Why Early Childhood Education Matters: The Science Behind Lifelong Learning

5 mins read

Why Early Childhood Education Matters: The Science Behind Lifelong Learning

You watch your toddler stack blocks with intense concentration, or your preschooler ask "why?" for the hundredth time today, and you wonder: Is this just play, or is something deeper happening?

Here's the thing: those seemingly simple moments—the block tower that crashes down, the endless questions, the messy finger painting—aren't just keeping your child busy. They're literally building the architecture of your child's brain. Creating neural pathways that will shape how they learn, think, and connect with others for the rest of their lives.

As parents in the Portland metro area increasingly recognize the value of quality early childhood education, understanding why these early years matter so profoundly can help you make informed decisions about your child's care and learning environment.

The Brain Science You Need to Know

The research is clear: a child's brain develops more rapidly between birth and age five than at any other time in life. During these years, more than one million neural connections form every second—a pace that will never be repeated.

But here's what catches many parents by surprise: these connections don't form automatically. They develop in response to experiences, interactions, and environments. Every conversation, every solved problem, every social interaction is quite literally shaping your child's brain structure.

Neuroscientists have discovered that early experiences don't just create isolated skills—they build the foundational architecture that all future learning rests upon. Think of it like constructing a building. The quality of the foundation determines what's possible in everything built on top of it.

This is why the type of early childhood education your child receives matters so much. A play-based curriculum that encourages exploration, problem-solving, and social interaction isn't just fun—it's developmentally essential. When children engage with STEM activities in dedicated learning spaces, experiment with arts and music, and navigate social situations with peers, they're not just learning content.
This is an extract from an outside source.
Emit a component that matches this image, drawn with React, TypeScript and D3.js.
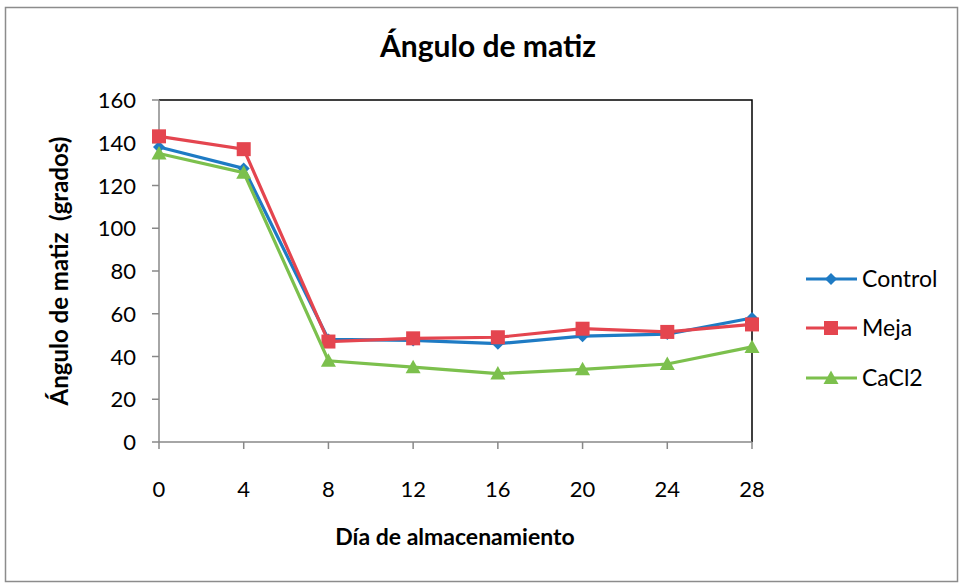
import React from "react";
import * as d3 from "d3";

const days = [0, 4, 8, 12, 16, 20, 24, 28];
const control = [138, 128, 48, 47.5, 46, 49.5, 50.5, 58];
const meja = [143, 137, 47, 48.5, 49, 53, 51.5, 55];
const cacl2 = [135, 126, 38, 35, 32, 34, 36.5, 44.5];
const yTicks = [0, 20, 40, 60, 80, 100, 120, 140, 160];
const xTicks = [0, 4, 8, 12, 16, 20, 24, 28];

const series = [
  { name: "Control", values: control, color: "#1E7BC4", marker: "diamond" },
  { name: "Meja", values: meja, color: "#E4454F", marker: "square" },
  { name: "CaCl2", values: cacl2, color: "#7CC04D", marker: "triangle" },
];

const W = 961;
const H = 583;
const L = 159, R = 752, T = 100, B = 442;
const FONT = "Lato, 'Open Sans', sans-serif";

function Marker({ type, x, y, color }: { type: string; x: number; y: number; color: string }) {
  if (type === "diamond") {
    const s = 6;
    return <path d={`M${x},${y - s}L${x + s},${y}L${x},${y + s}L${x - s},${y}Z`} fill={color} />;
  }
  if (type === "square") {
    const s = 7;
    return <rect x={x - s} y={y - s} width={2 * s} height={2 * s} fill={color} />;
  }
  const s = 7.5;
  return <path d={`M${x},${y - s}L${x + s},${y + s * 0.8}L${x - s},${y + s * 0.8}Z`} fill={color} />;
}

export default function App() {
  const x = d3.scaleLinear().domain([0, 28]).range([L, R]);
  const y = d3.scaleLinear().domain([0, 160]).range([B, T]);
  const line = d3
    .line<number>()
    .x((_, i) => x(days[i]))
    .y((d) => y(d));

  const legendY = [279, 328, 378];

  return (
    <div style={{ position: "fixed", left: 0, top: 0 }}>
      <svg width={W} height={H} style={{ display: "block", background: "#fff" }}>
        <rect x={5.5} y={7.5} width={952} height={574} fill="#fff" stroke="#8c8c8c" strokeWidth={1.5} />
        <text x={488} y={57} textAnchor="middle" fontFamily={FONT} fontWeight="bold" fontSize={30} fill="#000">
          Ángulo de matiz
        </text>
        {/* plot border top & right */}
        <path d={`M${L},${T}H${R}V${B}`} fill="none" stroke="#000" strokeWidth={1.5} />
        {/* axes */}
        <line x1={L} x2={L} y1={T} y2={B} stroke="#888" strokeWidth={1.5} />
        <line x1={L} x2={R} y1={B} y2={B} stroke="#888" strokeWidth={1.5} />
        {yTicks.map((t) => (
          <g key={"y" + t}>
            <line x1={L - 7} x2={L} y1={y(t)} y2={y(t)} stroke="#888" strokeWidth={1.5} />
            <text x={136} y={y(t) + 8} textAnchor="end" fontFamily={FONT} fontSize={22} fill="#000">
              {t}
            </text>
          </g>
        ))}
        {xTicks.map((t) => (
          <g key={"x" + t}>
            <line x1={x(t)} x2={x(t)} y1={B} y2={B + 7} stroke="#888" strokeWidth={1.5} />
            <text x={x(t)} y={497} textAnchor="middle" fontFamily={FONT} fontSize={22} fill="#000">
              {t}
            </text>
          </g>
        ))}
        <text x={455} y={545} textAnchor="middle" fontFamily={FONT} fontWeight="bold" fontSize={23} fill="#000">
          Día de almacenamiento
        </text>
        <text
          transform={`translate(68,271) rotate(-90)`}
          textAnchor="middle"
          fontFamily={FONT}
          fontWeight="bold"
          fontSize={24}
          fill="#000"
          style={{ whiteSpace: "pre" }}
        >
          {"Ángulo de matiz  (grados)"}
        </text>
        {series.map((s) => (
          <g key={s.name}>
            <path d={line(s.values) || ""} fill="none" stroke={s.color} strokeWidth={3.2} />
            {s.values.map((v, i) => (
              <Marker key={i} type={s.marker} x={x(days[i])} y={y(v)} color={s.color} />
            ))}
          </g>
        ))}
        {series.map((s, i) => (
          <g key={"lg" + s.name}>
            <line x1={806} x2={857} y1={legendY[i]} y2={legendY[i]} stroke={s.color} strokeWidth={3.2} />
            <Marker type={s.marker} x={831} y={legendY[i]} color={s.color} />
            <text x={862} y={legendY[i] + 8} fontFamily={FONT} fontSize={23} fill="#000">
              {s.name}
            </text>
          </g>
        ))}
      </svg>
    </div>
  );
}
They're developing the capacity to learn itself.

Beyond ABCs: What Children Really Learn in Quality Early Education

When many parents think about early childhood education, they picture alphabet charts and counting exercises. But the most valuable learning happening in these years goes far deeper.

Quality early childhood programs focus on developing the whole child across multiple areas:

Cognitive Development

  • Executive function skills: The ability to focus attention, hold information in working memory, and exercise self-control
  • Problem-solving abilities: Learning to approach challenges systematically and persist through difficulty
  • Critical thinking: Asking questions, making observations, and drawing conclusions

These cognitive skills are the engines of all future learning.